# TASK INSTRUCTIONS
Output the first line of the listing and each line after it, up to and including the line that contains "const plotTop = 20, plotBottom", exactly as written, minus the pictures.

..........

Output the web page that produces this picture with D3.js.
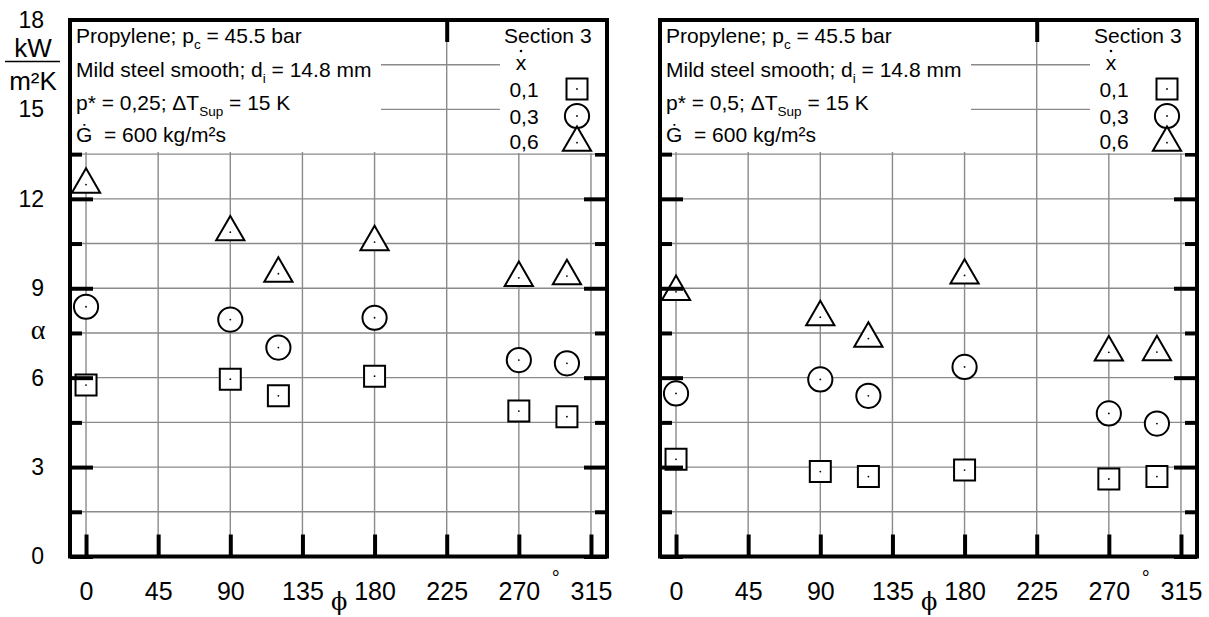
<!DOCTYPE html>
<html>
<head>
<meta charset="utf-8">
<script src="https://cdn.jsdelivr.net/npm/d3@7"></script>
<style>
  body { margin: 0; background: #fff; }
  svg { display: block; font-family: "Liberation Sans", Arial, sans-serif; }
</style>
</head>
<body>
<svg id="chart" width="1209" height="617"></svg>
<script>
// Circumferential angle of the measuring position (degrees)
const phiDeg = [0, 90, 120, 180, 270, 300];
const xTickValues = [0, 45, 90, 135, 180, 225, 270, 315];
const yMajorTicks = [0, 3, 6, 9, 12, 15, 18];
const yMinorTicks = [1.5, 4.5, 7.5, 10.5, 13.5, 16.5];
const qualityLabels = ["0,1", "0,3", "0,6"];
const reducedPressure = ["0,25", "0,5"];

// Local heat transfer coefficient alpha (kW/m²K), p* = 0.25
const alphaP025_x01 = [5.75, 5.95, 5.39, 6.05, 4.88, 4.69];
const alphaP025_x03 = [8.38, 7.95, 7.01, 8.01, 6.59, 6.48];
const alphaP025_x06 = [12.48, 10.88, 9.49, 10.55, 9.35, 9.41];

// Local heat transfer coefficient alpha (kW/m²K), p* = 0.5
const alphaP05_x01 = [3.26, 2.85, 2.68, 2.90, 2.60, 2.68];
const alphaP05_x03 = [5.47, 5.94, 5.39, 6.36, 4.80, 4.46];
const alphaP05_x06 = [8.88, 8.03, 7.31, 9.43, 6.85, 6.86];

const svg = d3.select("#chart");
const sansFont = "Liberation Sans, Arial, sans-serif";

// marker shapes per vapour quality
const shapes = [
  d3.symbol().type(d3.symbolSquare).size(441)(),
  d3.symbol().type(d3.symbolCircle).size(460)(),
  d3.symbol().type(d3.symbolTriangle).size(345)()
];

const gridColor = "#8a8a8a";
const plotTop = 20, plotBottom = 556.5, panelW = 537;

function drawPanel(left, seriesList, pStar, withYLabels) {
  const right = left + panelW;
  const x = d3.scaleLinear().domain([-10, 325]).range([left, right]);
  const y = d3.scaleLinear().domain([0, 18]).range([plotBottom, plotTop]);
  const g = svg.append("g");
  const gridY = yMajorTicks.concat(yMinorTicks).sort((a, b) => a - b);

  // grid
  g.append("g").selectAll("line").data(xTickValues).join("line")
    .attr("x1", d => x(d)).attr("x2", d => x(d))
    .attr("y1", plotTop).attr("y2", plotBottom)
    .attr("stroke", gridColor).attr("stroke-width", 1.4);
  g.append("g").selectAll("line").data(gridY).join("line")
    .attr("x1", left).attr("x2", right)
    .attr("y1", d => y(d)).attr("y2", d => y(d))
    .attr("stroke", gridColor).attr("stroke-width", 1.4);

  // data points
  seriesList.forEach((vals, k) => {
    const pts = g.append("g").selectAll("g").data(vals).join("g")
      .attr("transform", (d, i) => `translate(${x(phiDeg[i])},${y(d)})`);
    pts.append("path").attr("d", shapes[k])
      .attr("fill", "#fff").attr("stroke", "#000").attr("stroke-width", 2);
    pts.append("circle").attr("r", 0.9).attr("fill", "#000");
  });

  // axes with inward ticks
  const styleAxis = sel => {
    sel.select(".domain").remove();
    sel.selectAll(".tick line").attr("stroke", "#000").attr("stroke-width", 4);
  };
  const bx = g.append("g").attr("transform", `translate(0,${plotBottom})`)
    .call(d3.axisBottom(x).tickValues(xTickValues).tickSize(-22).tickPadding(26));
  styleAxis(bx);
  bx.attr("font-family", sansFont).attr("font-size", 25);
  bx.selectAll("text").attr("fill", "#000");

  const tx = g.append("g").attr("transform", `translate(0,${plotTop})`)
    .call(d3.axisTop(x).tickValues(xTickValues).tickSize(-22).tickFormat(""));
  styleAxis(tx);

  const ly = g.append("g").attr("transform", `translate(${left},0)`)
    .call(d3.axisLeft(y).tickValues(yMajorTicks).tickSize(-23).tickPadding(26)
      .tickFormat(withYLabels ? d3.format("d") : ""));
  styleAxis(ly);
  ly.attr("font-family", sansFont).attr("font-size", 23);
  ly.selectAll("text").attr("fill", "#000");
  const lym = g.append("g").attr("transform", `translate(${left},0)`)
    .call(d3.axisLeft(y).tickValues(yMinorTicks).tickSize(-12).tickFormat(""));
  styleAxis(lym);

  const ry = g.append("g").attr("transform", `translate(${right},0)`)
    .call(d3.axisRight(y).tickValues(yMajorTicks).tickSize(-23).tickFormat(""));
  styleAxis(ry);
  const rym = g.append("g").attr("transform", `translate(${right},0)`)
    .call(d3.axisRight(y).tickValues(yMinorTicks).tickSize(-12).tickFormat(""));
  styleAxis(rym);

  // annotation box and legend box
  g.append("rect").attr("x", left).attr("y", plotTop).attr("width", 311).attr("height", 132).attr("fill", "#fff");
  const legLeft = right - 107;
  g.append("rect").attr("x", legLeft).attr("y", plotTop).attr("width", 107).attr("height", 133).attr("fill", "#fff");

  // frame
  g.append("rect").attr("x", left).attr("y", plotTop).attr("width", panelW).attr("height", plotBottom - plotTop)
    .attr("fill", "none").attr("stroke", "#000").attr("stroke-width", 4);

  // conditions text
  const tl = left + 6;
  const addLine = (yy, parts) => {
    const t = g.append("text").attr("x", tl).attr("y", yy).attr("font-size", 21)
      .style("white-space", "pre");
    parts.forEach(p => {
      if (p.sub) {
        t.append("tspan").attr("dy", 6).attr("font-size", 13.5).text(p.sub);
        t.append("tspan").attr("dy", -6).text(p.after);
      } else {
        t.append("tspan").text(p.txt);
      }
    });
  };
  addLine(43, [{ txt: "Propylene; p" }, { sub: "c", after: " = 45.5 bar" }]);
  addLine(76.5, [{ txt: "Mild steel smooth; d" }, { sub: "i", after: " = 14.8 mm" }]);
  addLine(110, [{ txt: `p* = ${pStar}; \u0394T` }, { sub: "Sup", after: " = 15 K" }]);
  addLine(141.5, [{ txt: "\u0120  = 600 kg/m\u00B2s" }]);

  // legend
  g.append("text").attr("x", legLeft + 4).attr("y", 43).attr("font-size", 21).text("Section 3");
  g.append("text").attr("x", legLeft + 21).attr("y", 70).attr("font-size", 21)
    .attr("text-anchor", "middle").text("x");
  g.append("circle").attr("cx", legLeft + 21).attr("cy", 51).attr("r", 1.3).attr("fill", "#000");
  const legY = [97, 123.5, 148.5];
  const legMarkY = [89, 116, 142.7];
  qualityLabels.forEach((lab, k) => {
    g.append("text").attr("x", legLeft + 24).attr("y", legY[k]).attr("font-size", 21)
      .attr("text-anchor", "middle").text(lab);
    const m = g.append("g").attr("transform", `translate(${right - 30},${legMarkY[k]})`);
    m.append("path").attr("d", shapes[k]).attr("fill", "#fff").attr("stroke", "#000").attr("stroke-width", 2);
    m.append("circle").attr("r", 0.9).attr("fill", "#000");
  });

  // axis symbols
  g.append("text").attr("x", x(158)).attr("y", 610).attr("font-size", 24)
    .attr("text-anchor", "middle").attr("font-family", "DejaVu Serif, serif").text("\u03D5");
  g.append("text").attr("x", x(293)).attr("y", 585).attr("font-size", 20)
    .attr("text-anchor", "middle").text("\u00B0");

  return { x, y };
}

const leftPanel = drawPanel(70, [alphaP025_x01, alphaP025_x03, alphaP025_x06], reducedPressure[0], true);
drawPanel(660, [alphaP05_x01, alphaP05_x03, alphaP05_x06], reducedPressure[1], false);

// y-axis quantity and unit
const yl = leftPanel.y;
svg.append("text").attr("x", 38).attr("y", yl(7.5) + 6).attr("font-size", 28)
  .attr("text-anchor", "middle").attr("font-family", "Liberation Serif, serif").text("\u03B1");
svg.append("text").attr("x", 33).attr("y", 57).attr("font-size", 26)
  .attr("text-anchor", "middle").text("kW");
svg.append("line").attr("x1", 5).attr("x2", 60).attr("y1", 61.5).attr("y2", 61.5)
  .attr("stroke", "#000").attr("stroke-width", 1.5);
svg.append("text").attr("x", 33).attr("y", 90).attr("font-size", 26)
  .attr("text-anchor", "middle").text("m\u00B2K");
</script>
</body>
</html>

..........

# REPLY TO THE EXERCISE
Output the web page that produces this picture with D3.js.
<!DOCTYPE html>
<html>
<head>
<meta charset="utf-8">
<script src="https://cdn.jsdelivr.net/npm/d3@7"></script>
<style>
  body { margin: 0; background: #fff; }
  svg { display: block; font-family: "Liberation Sans", Arial, sans-serif; }
</style>
</head>
<body>
<svg id="chart" width="1209" height="617"></svg>
<script>
// Circumferential angle of the measuring position (degrees)
const phiDeg = [0, 90, 120, 180, 270, 300];
const xTickValues = [0, 45, 90, 135, 180, 225, 270, 315];
const yMajorTicks = [0, 3, 6, 9, 12, 15, 18];
const yMinorTicks = [1.5, 4.5, 7.5, 10.5, 13.5, 16.5];
const qualityLabels = ["0,1", "0,3", "0,6"];
const reducedPressure = ["0,25", "0,5"];

// Local heat transfer coefficient alpha (kW/m²K), p* = 0.25
const alphaP025_x01 = [5.75, 5.95, 5.39, 6.05, 4.88, 4.69];
const alphaP025_x03 = [8.38, 7.95, 7.01, 8.01, 6.59, 6.48];
const alphaP025_x06 = [12.48, 10.88, 9.49, 10.55, 9.35, 9.41];

// Local heat transfer coefficient alpha (kW/m²K), p* = 0.5
const alphaP05_x01 = [3.26, 2.85, 2.68, 2.90, 2.60, 2.68];
const alphaP05_x03 = [5.47, 5.94, 5.39, 6.36, 4.80, 4.46];
const alphaP05_x06 = [8.88, 8.03, 7.31, 9.43, 6.85, 6.86];

const svg = d3.select("#chart");
const sansFont = "Liberation Sans, Arial, sans-serif";

// marker shapes per vapour quality
const shapes = [
  d3.symbol().type(d3.symbolSquare).size(441)(),
  d3.symbol().type(d3.symbolCircle).size(460)(),
  d3.symbol().type(d3.symbolTriangle).size(345)()
];

const gridColor = "#8a8a8a";
const plotTop = 20, plotBottom = 556.5, panelW = 537;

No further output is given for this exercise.